The end-of-the-year movie rush is upon us, when the studios roll out their high-prestige projects. I've been thinking about words related to two major movies of the season: Up in the Air (now in theaters), adapted from the novel of the same name by Walter Kirn, and Avatar (coming soon!), the sci-fi extravaganza from James Cameron of Titanic fame.

The protagonist of Up in the Air, Ryan Bingham (played by George Clooney) is a corporate downsizer who constantly travels the country laying off employees at different companies. He has no real home in the traditional sense, and no real friends either, but he feels quite at home in the place-less places of air travel. In Kirn's novel, the character dubs his home "Airworld":

I call it Airworld; the scene, the place, the style. My hometown papers are USA Today and The Wall Street Journal. The big-screen Panasonics in the club rooms broadcast all the news I need, with an emphasis on the markets and the weather. My literature — yours, too, I see — is the best seller or the near-best seller, heavy on themes of espionage, high finance and the goodness of common people in small towns... Airworld is a nation within a nation, with its own language, architecture, mood and even its own currency — the token economy of airline bonus miles that I've come to value more than dollars. Inflation doesn't degrade them. They're not taxed. They're private property in its purest form.

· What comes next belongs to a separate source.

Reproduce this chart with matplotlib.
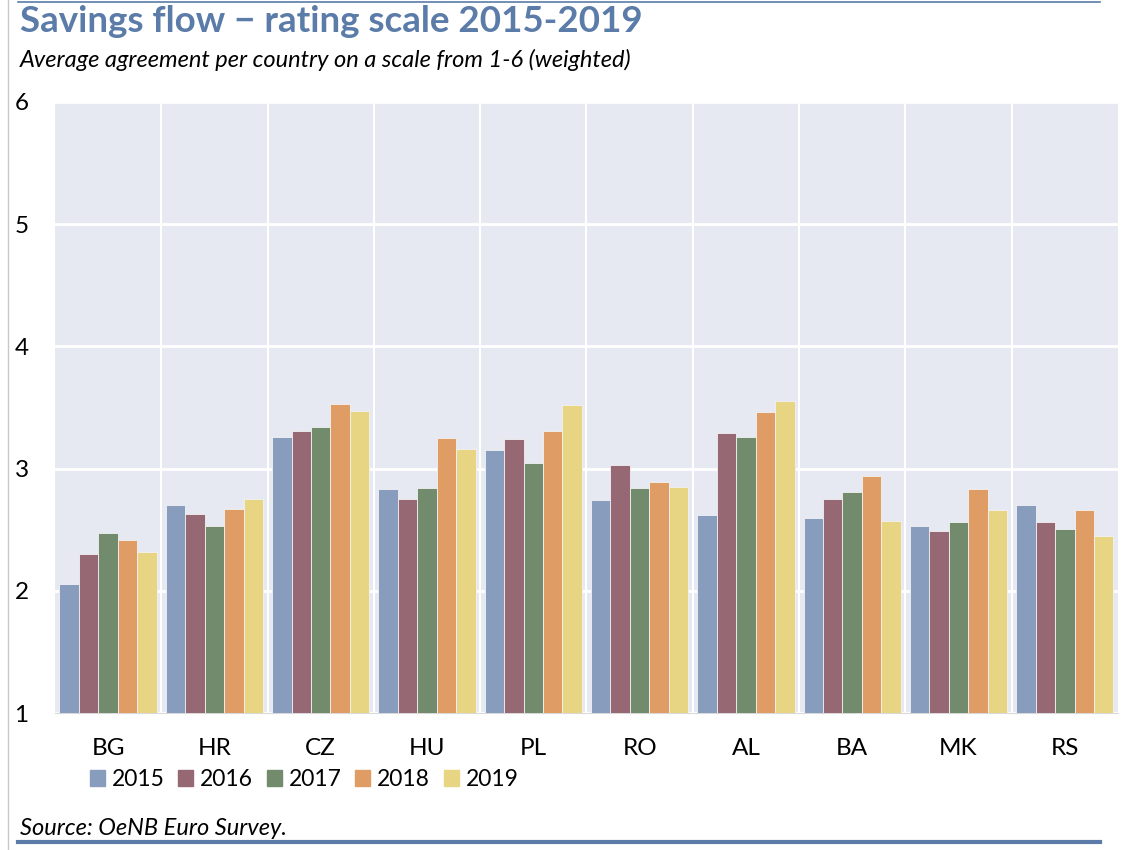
import numpy as np
from matplotlib import pyplot as plt
from matplotlib.lines import Line2D
from matplotlib.patches import Patch

countries = ["BG", "HR", "CZ", "HU", "PL", "RO", "AL", "BA", "MK", "RS"]
years = ["2015", "2016", "2017", "2018", "2019"]

v2015 = [2.06, 2.70, 3.26, 2.83, 3.15, 2.74, 2.62, 2.60, 2.53, 2.70]
v2016 = [2.30, 2.63, 3.31, 2.75, 3.24, 3.03, 3.29, 2.75, 2.49, 2.56]
v2017 = [2.47, 2.53, 3.34, 2.84, 3.05, 2.84, 3.26, 2.81, 2.56, 2.51]
v2018 = [2.42, 2.67, 3.53, 3.25, 3.31, 2.89, 3.46, 2.94, 2.83, 2.66]
v2019 = [2.32, 2.75, 3.47, 3.16, 3.52, 2.85, 3.55, 2.57, 2.66, 2.45]

colors = ["#889CBE", "#956873", "#728B6D", "#DF9D65", "#E8D584"]
title_col = "#5B7BA8"

plt.rcParams['font.family'] = ['Lato', 'DejaVu Sans']

fig = plt.figure(figsize=(11.22, 8.5), dpi=100)
ax = fig.add_axes([0.049, 0.161, 0.9474, 0.719])
ax.set_facecolor("#E6E9F1")

x = np.arange(len(countries))
w = 0.183
series = [v2015, v2016, v2017, v2018, v2019]
for i, vals in enumerate(series):
    ax.bar(x + (i - 2) * w, np.array(vals) - 1, bottom=1, width=w,
           color=colors[i], edgecolor="#F2F2F2", linewidth=0.6, zorder=3)

ax.set_xlim(-0.5, len(countries) - 0.5)
ax.set_ylim(1, 6)
ax.set_yticks([1, 2, 3, 4, 5, 6])
ax.set_xticks(x)
ax.set_xticklabels(countries)
for b in np.arange(0.5, len(countries) - 0.5, 1):
    ax.axvline(b, color="white", lw=1.5, zorder=1)
ax.grid(axis="y", color="white", lw=2, zorder=1)
ax.set_axisbelow(True)
for s in ["top", "right", "left"]:
    ax.spines[s].set_visible(False)
ax.spines["bottom"].set_color("#D9D9D9")
ax.tick_params(axis="both", length=0, labelsize=17.5)
ax.tick_params(axis="y", pad=19)
ax.tick_params(axis="x", pad=18)

fig.text(0.018, 0.975, "Savings flow \u2212 rating scale 2015-2019", fontsize=26.5,
         fontweight="bold", color=title_col, va="center")
fig.text(0.018, 0.929, "Average agreement per country on a scale from 1-6 (weighted)",
         fontsize=17, style="italic", color="black", va="center")
fig.text(0.018, 0.025, "Source: OeNB Euro Survey.", fontsize=17,
         style="italic", color="black", va="center")

handles = [Patch(color=c, label=y) for c, y in zip(colors, years)]
fig.legend(handles=handles, loc="center left", bbox_to_anchor=(0.072, 0.083),
           ncol=5, frameon=False, fontsize=16.5, handlelength=0.65,
           handleheight=0.65, handletextpad=0.3, columnspacing=0.6,
           borderaxespad=0)

fig.add_artist(Line2D([0.016, 0.98], [0.998, 0.998], color=title_col, lw=1.2))
fig.add_artist(Line2D([0.016, 0.98], [0.01, 0.01], color=title_col, lw=3))
fig.add_artist(Line2D([0.007, 0.007], [0.0, 1.0], color="#C8C8C8", lw=1))

fig.savefig("out.png", dpi=100)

Though Kirn's concept of "Airworld" is brilliantly expressed on the screen through director Jason Reitman's fine adaptation, the term itself, curiously, has not made the transition from book to film. That's a shame, since it's such a handy designation and deserves a wider audience. Some travel bloggers have been inspired by Kirn's coinage and have used "Airworld" since the novel's publication in 2001. The bloggers at World Hum seem to be particularly enamored with the term. When JetBlue opened a new terminal called T5 at John F. Kennedy International Airport (with all the latest amenities, including free wi-fi!), World Hum's Rob Verger celebrated by spending a whole day there, in a series he titled "24 Hours in Airworld." (That sounds a bit like the plot of another airport-centric movie, The Terminal starring Tom Hanks.)

As for Avatar, the most linguistically interesting aspect of this 3-D blockbuster will undoubtedly be the alien language of Na'vi, developed by Paul Frommer, a professor of clinical management communication at the University of Southern California. In last Sunday's "On Language" column in the New York Times Magazine, I place Frommer's work on Na'vi in the context of other sci-fi languages crafted by linguists, most notably Marc Okrand's wildly successful creation of Klingon for the Star Trek franchise.

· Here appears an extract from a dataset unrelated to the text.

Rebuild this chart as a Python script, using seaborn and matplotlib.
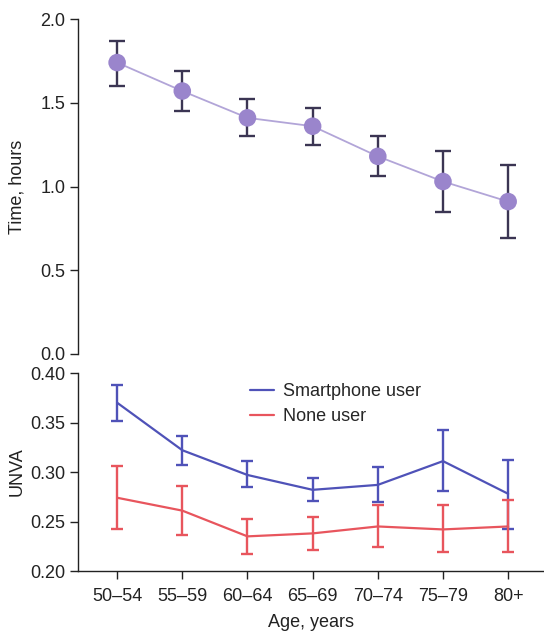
import matplotlib
matplotlib.use("Agg")
import matplotlib.pyplot as plt
import seaborn as sns
import numpy as np
import pandas as pd

age_groups = ["50\u201354", "55\u201359", "60\u201364", "65\u201369", "70\u201374", "75\u201379", "80+"]

time_mean = [1.74, 1.57, 1.41, 1.36, 1.18, 1.03, 0.91]
time_upper = [1.87, 1.69, 1.52, 1.47, 1.30, 1.21, 1.13]
time_lower = [1.60, 1.45, 1.30, 1.25, 1.06, 0.85, 0.69]

smart_mean = [0.370, 0.322, 0.297, 0.282, 0.287, 0.311, 0.278]
smart_upper = [0.388, 0.336, 0.311, 0.294, 0.305, 0.342, 0.312]
smart_lower = [0.352, 0.307, 0.285, 0.271, 0.270, 0.281, 0.242]

none_mean = [0.274, 0.261, 0.235, 0.238, 0.245, 0.242, 0.245]
none_upper = [0.306, 0.286, 0.253, 0.255, 0.267, 0.267, 0.272]
none_lower = [0.242, 0.236, 0.217, 0.221, 0.224, 0.219, 0.219]

sns.set_theme(style="ticks")
plt.rcParams['font.family'] = ['Liberation Sans', 'DejaVu Sans']

fig = plt.figure(figsize=(5.44, 6.32), dpi=100)
ax1 = fig.add_axes([0.1434, 0.4399, 0.8566, 0.530])
ax2 = fig.add_axes([0.1434, 0.0965, 0.8566, 0.3133])

x = np.arange(len(age_groups))
df_time = pd.DataFrame({"x": x, "time": time_mean})

purple_line = "#b2a5d8"
purple_mark = "#9a85cc"
err_dark = "#3b3553"

sns.lineplot(data=df_time, x="x", y="time", ax=ax1, color=purple_line, lw=1.3, zorder=2)
tm = np.array(time_mean)
ax1.errorbar(x, tm, yerr=[tm - np.array(time_lower), np.array(time_upper) - tm],
             fmt="none", ecolor=err_dark, elinewidth=1.7, capsize=6, capthick=1.7, zorder=3)
sns.scatterplot(data=df_time, x="x", y="time", ax=ax1, color=purple_mark, s=160,
                edgecolor="none", zorder=4)

ax1.set_xlim(-0.6, 6.55)
ax1.set_ylim(0, 2.0)
ax1.set_yticks([0.0, 0.5, 1.0, 1.5, 2.0])
ax1.set_yticklabels(["0.0", "0.5", "1.0", "1.5", "2.0"])
ax1.set_xticks([])
ax1.set_xlabel("")
ax1.set_ylabel("Time, hours", fontsize=13, color="#222222")
for s in ["top", "right", "bottom"]:
    ax1.spines[s].set_visible(False)

df_u = pd.DataFrame({
    "x": np.concatenate([x, x]),
    "unva": smart_mean + none_mean,
    "group": ["Smartphone user"] * 7 + ["None user"] * 7,
})
blue = "#4f52b8"
red = "#e8555d"
sns.lineplot(data=df_u, x="x", y="unva", hue="group", ax=ax2,
             palette={"Smartphone user": blue, "None user": red}, lw=1.6)
sm = np.array(smart_mean)
nm = np.array(none_mean)
ax2.errorbar(x, sm, yerr=[sm - np.array(smart_lower), np.array(smart_upper) - sm],
             fmt="none", ecolor=blue, elinewidth=1.7, capsize=4.5, capthick=1.7)
ax2.errorbar(x, nm, yerr=[nm - np.array(none_lower), np.array(none_upper) - nm],
             fmt="none", ecolor=red, elinewidth=1.7, capsize=4.5, capthick=1.7)

ax2.set_xlim(-0.6, 6.55)
ax2.set_ylim(0.2, 0.4)
ax2.set_yticks([0.20, 0.25, 0.30, 0.35, 0.40])
ax2.set_yticklabels(["0.20", "0.25", "0.30", "0.35", "0.40"])
ax2.set_xticks(x)
ax2.set_xticklabels(age_groups)
ax2.set_xlabel("Age, years", fontsize=13, color="#222222", labelpad=7)
ax2.set_ylabel("UNVA", fontsize=13, color="#222222")
for s in ["top", "right"]:
    ax2.spines[s].set_visible(False)

leg = ax2.legend(loc="upper left", bbox_to_anchor=(0.335, 1.03), frameon=False,
                 fontsize=13, handlelength=1.3, handletextpad=0.5, labelspacing=0.45)

for ax in (ax1, ax2):
    ax.tick_params(axis="both", labelsize=13, length=6, width=1.0, colors="#222222", pad=3)
    for s in ["left", "bottom"]:
        ax.spines[s].set_linewidth(1.0)
        ax.spines[s].set_color("#222222")
    ax.yaxis.set_label_coords(-0.112, 0.5)
ax2.tick_params(axis="x", pad=6)

fig.savefig("out.png", dpi=100)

It remains to be seen, however, if Na'vi will take off like Klingon, with its own subculture of fans. Both languages require mastering some rather exotic phonetics. Just as Klingon devotees must practice their lateral affricates, potential Na'vi speakers will need to learn the language's ejective consonants. Na'vi's explosive ejectives pack a particular punch in words like skxawng, meaning "moron," an epithet that Frommer says became popular among the crew on the Avatar set. (You can hear Frommer pronouncing some sample Na'vi dialog, ejectives and all, as a bonus feature in the online version of my "On Language" column.)

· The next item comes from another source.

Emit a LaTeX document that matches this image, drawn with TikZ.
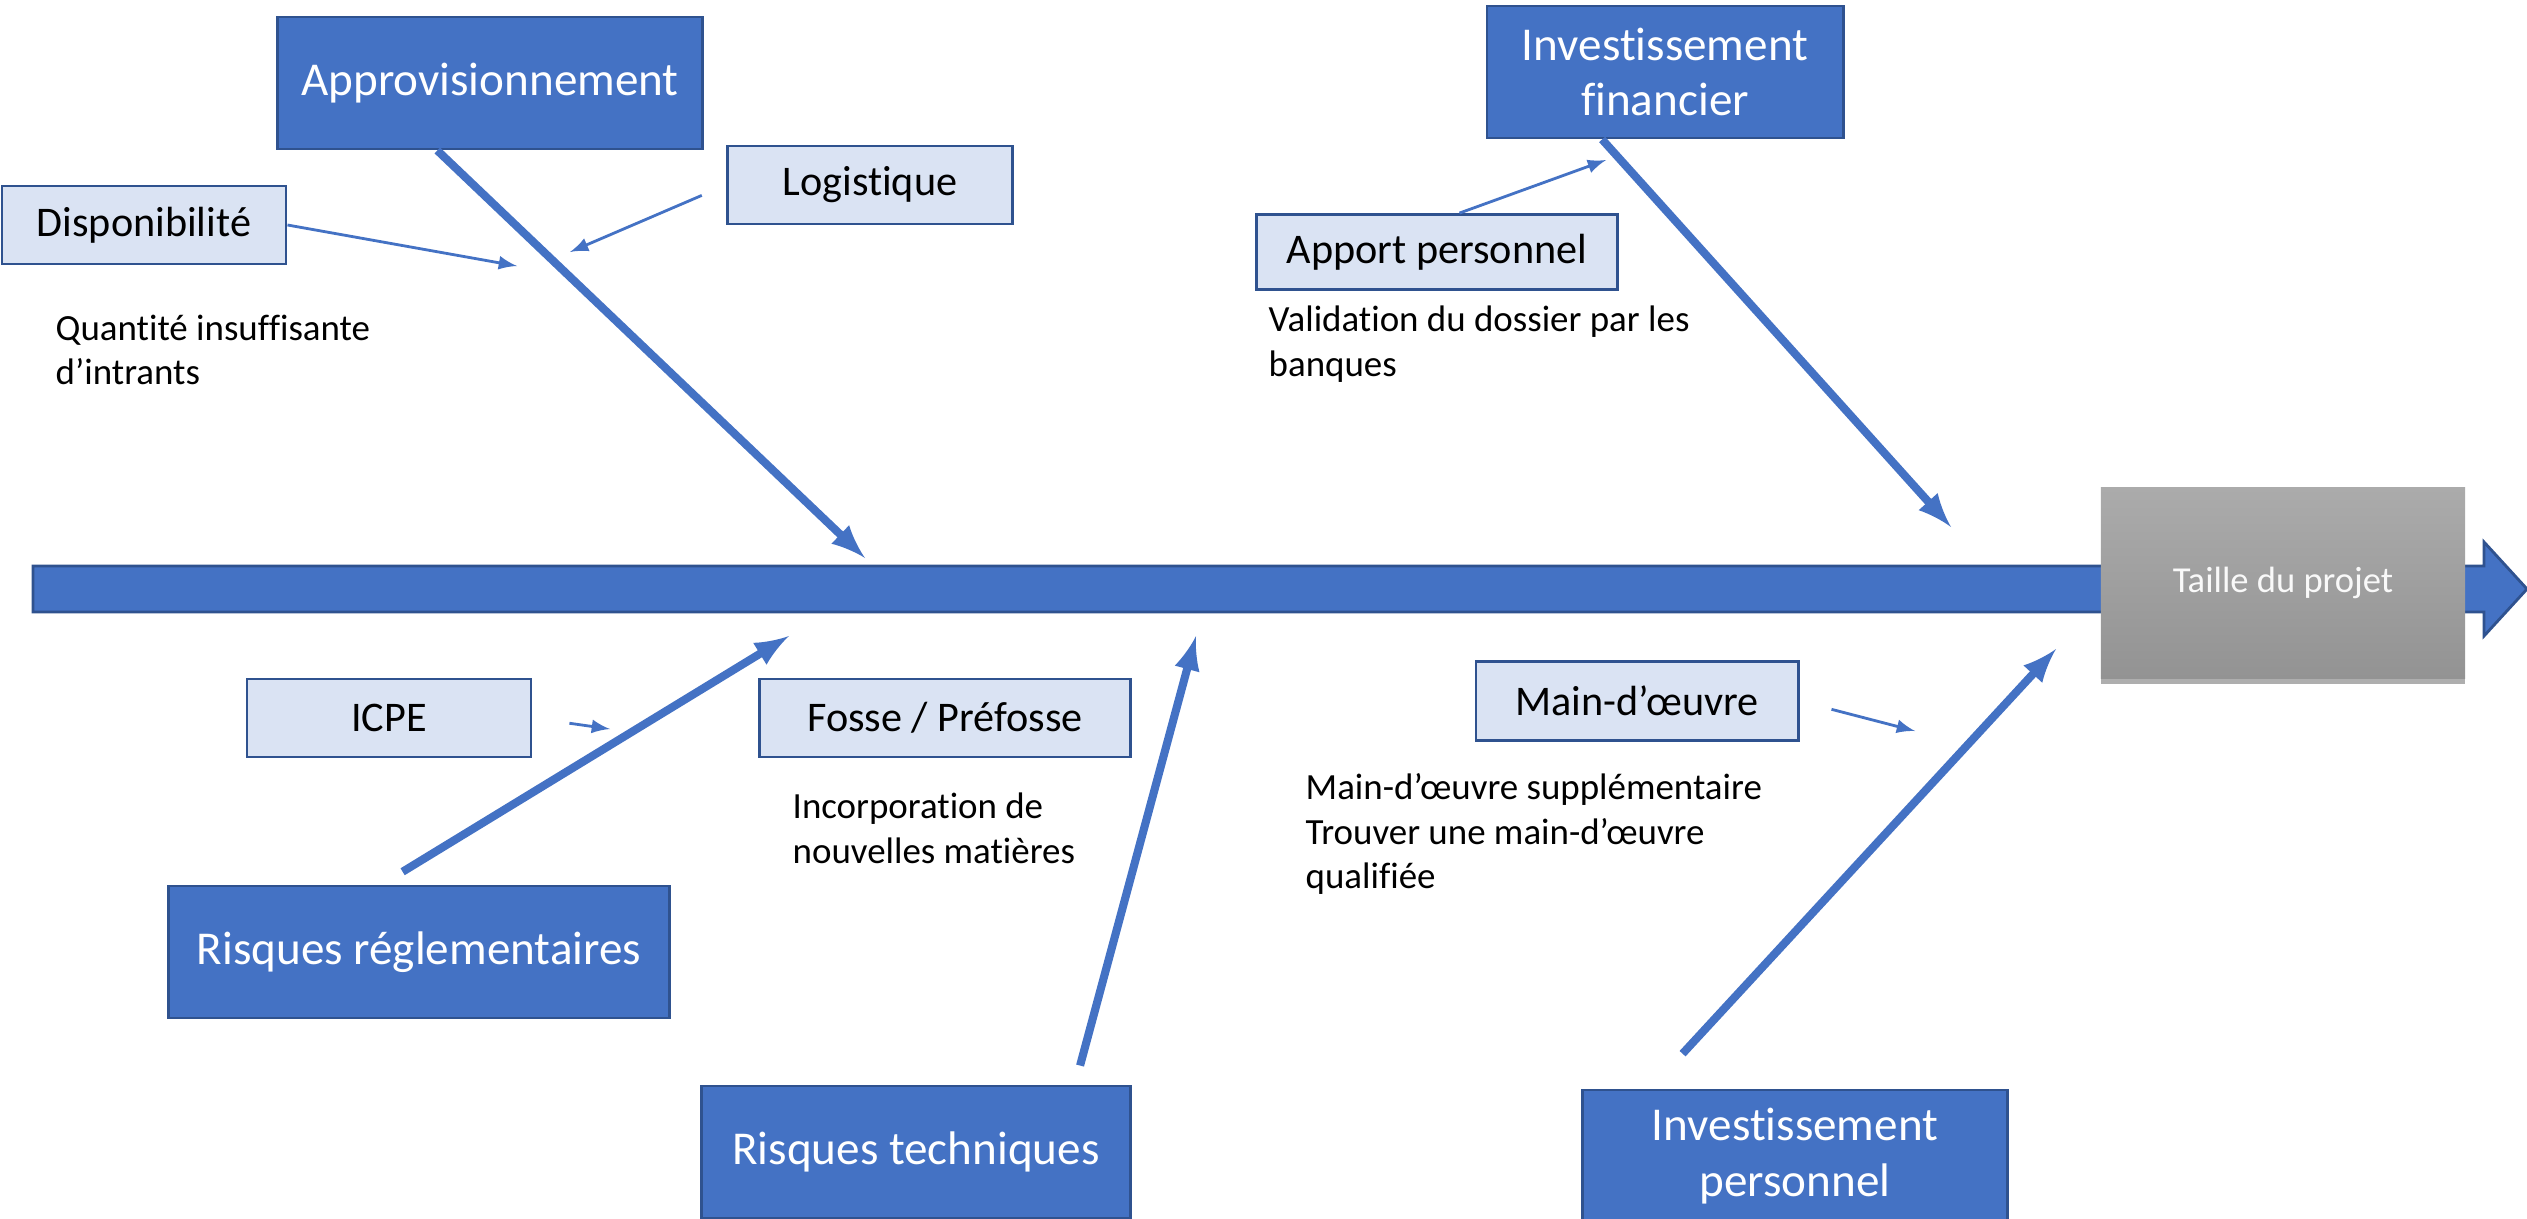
\documentclass[tikz,border=0pt]{standalone}
\usepackage{fontspec}
\setmainfont[Ligatures=NoCommon]{Carlito}
\usetikzlibrary{shadows}

\definecolor{bonecolor}{HTML}{4472C4}
\definecolor{edgecolor}{HTML}{2F528F}
\definecolor{palecolor}{HTML}{DAE3F3}
\definecolor{graytop}{HTML}{ABABAB}
\definecolor{graybot}{HTML}{939393}

\begin{document}
\begin{tikzpicture}[x=0.01cm,y=-0.01cm]
\tikzstyle{cause}=[draw=edgecolor,line width=0.8pt,fill=bonecolor,text=white,align=center,inner sep=0pt,font=\fontsize{13.4}{15.9}\selectfont]
\tikzstyle{subcause}=[draw=edgecolor,line width=0.8pt,fill=palecolor,inner sep=0pt,minimum height=0.78cm,font=\fontsize{12}{14}\selectfont]
\tikzstyle{effect}=[top color=graytop,bottom color=graybot,draw=none,text=white!95!gray,inner sep=0pt,font=\fontsize{10.4}{12.5}\selectfont,drop shadow={shadow xshift=0pt,shadow yshift=-1.5pt,opacity=0.45,fill=black!70}]
\tikzstyle{note}=[anchor=west,align=left,inner sep=0pt,font=\fontsize{10.5}{12.7}\selectfont]
\tikzstyle{bone}=[-latex,line width=2.3pt,draw=bonecolor]
\tikzstyle{twig}=[-latex,line width=0.8pt,draw=bonecolor]

\useasboundingbox (0,0) rectangle (2527,1218);

% spine
\draw [fill=bonecolor,draw=edgecolor,line width=0.8pt] (33,566) -- (2484,566) -- (2484,542) -- (2527,589) -- (2484,636) -- (2484,612) -- (33,612) -- cycle;
\node (taille) at (2283,583) [effect,minimum width=3.64cm,minimum height=1.91cm] {Taille du projet};

% main causes
\node (approv) at (490,83) [cause,minimum width=4.24cm,minimum height=1.32cm] {Approvisionnement};
\node (invfin) at (1665,72) [cause,minimum width=3.56cm,minimum height=1.32cm] {Investissement\\financier};
\node (rreg) at (419,952) [cause,minimum width=5.01cm,minimum height=1.32cm] {Risques réglementaires};
\node (rtech) at (916,1152) [cause,minimum width=4.28cm,minimum height=1.32cm] {Risques techniques};
\node (invpers) at (1795,1156) [cause,minimum width=4.25cm,minimum height=1.32cm] {Investissement\\personnel};

% sub causes
\node (dispo) at (144,225) [subcause,minimum width=2.84cm] {Disponibilité};
\node (logist) at (870,185) [subcause,minimum width=2.85cm] {Logistique};
\node (apport) at (1437,252) [subcause,minimum width=3.61cm,minimum height=0.75cm] {Apport personnel};
\node (icpe) at (389,718) [subcause,minimum width=2.84cm] {ICPE};
\node (fosse) at (945,718) [subcause,minimum width=3.70cm] {Fosse / Préfosse};
\node (main) at (1637,701) [subcause,minimum width=3.22cm,minimum height=0.79cm] {Main-d’œuvre};

% notes
\node (quant) at (55,350) [note] {Quantité insuffisante\\d’intrants};
\node (valid) at (1268,344) [note] {Validation du dossier par les\\banques};
\node (incorp) at (792,828) [note] {Incorporation de\\nouvelles matières};
\node (mainnote) at (1305,834) [note] {Main-d’œuvre supplémentaire\\Trouver une main-d’œuvre\\qualifiée};

% bones
\coordinate (approv-e) at (865,558);
\coordinate (invfin-e) at (1951,527);
\coordinate (rreg-e) at (789,636);
\coordinate (rtech-e) at (1196,636);
\coordinate (invpers-e) at (2056,649);
\draw [bone] (approv.232) -- (approv-e);
\draw [bone] (invfin.227) -- (invfin-e);
\draw [bone,shorten <=7pt] (rreg.119) -- (rreg-e);
\draw [bone,shorten <=5.6pt] (rtech.23) -- (rtech-e);
\draw [bone,shorten <=13.5pt] (invpers.155) -- (invpers-e);

% twigs
\coordinate (dispo-e) at (517,266);
\coordinate (logist-e) at (570,252);
\coordinate (apport-e) at (1606,160);
\coordinate (icpe-e) at (610,729);
\coordinate (main-e) at (1915,731);
\draw [twig] (dispo.east) -- (dispo-e);
\draw [twig,shorten <=7.5pt] (logist.west) -- (logist-e);
\draw [twig] (apport.60) -- (apport-e);
\draw [twig,shorten <=10.6pt] (icpe.east) -- (icpe-e);
\draw [twig,shorten <=9.4pt] (main.east) -- (main-e);

\end{tikzpicture}
\end{document}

But there's at least one English word in Cameron's film that is worthy of note: unobtainium, the name of the precious mineral that humans are mining on the distant world of Pandora, home of the Na'vi. The word (also spelled unobtanium) is far from new: it's the tongue-in-cheek label for a stock feature of science fiction, and by using the term Cameron seems to be paying homage to the genre's tradition of imaginatively improbable substances.

As Paul Dickson notes in his new Dictionary of the Space Age, unobtainium has a history in the aerospace industry predating its sci-fi usage. The first known appearance is in Woodford Heflin's Interim Glossary, Aero-Space Terms, a February 1958 publication of the Air University of the U.S. Air Force, where the word is tagged "humorous or ironical." Here is Heflin's full definition:

A substance having the exact high test properties required for a piece of hardware or other item of use, but not obtainable whether because it theoretically cannot exist or because technology is insufficiently advanced to produce it.

Cameron has been chasing his own unobtainium ever since Titanic. Heflin's definition could just as easily fit the sophisticated effects that the director sought for Avatar: for years, the technology was "insufficiently advanced" to produce the alien world of Pandora. Now that Cameron has finally obtained his unobtainium, we'll see if the quarry was worth the pursuit.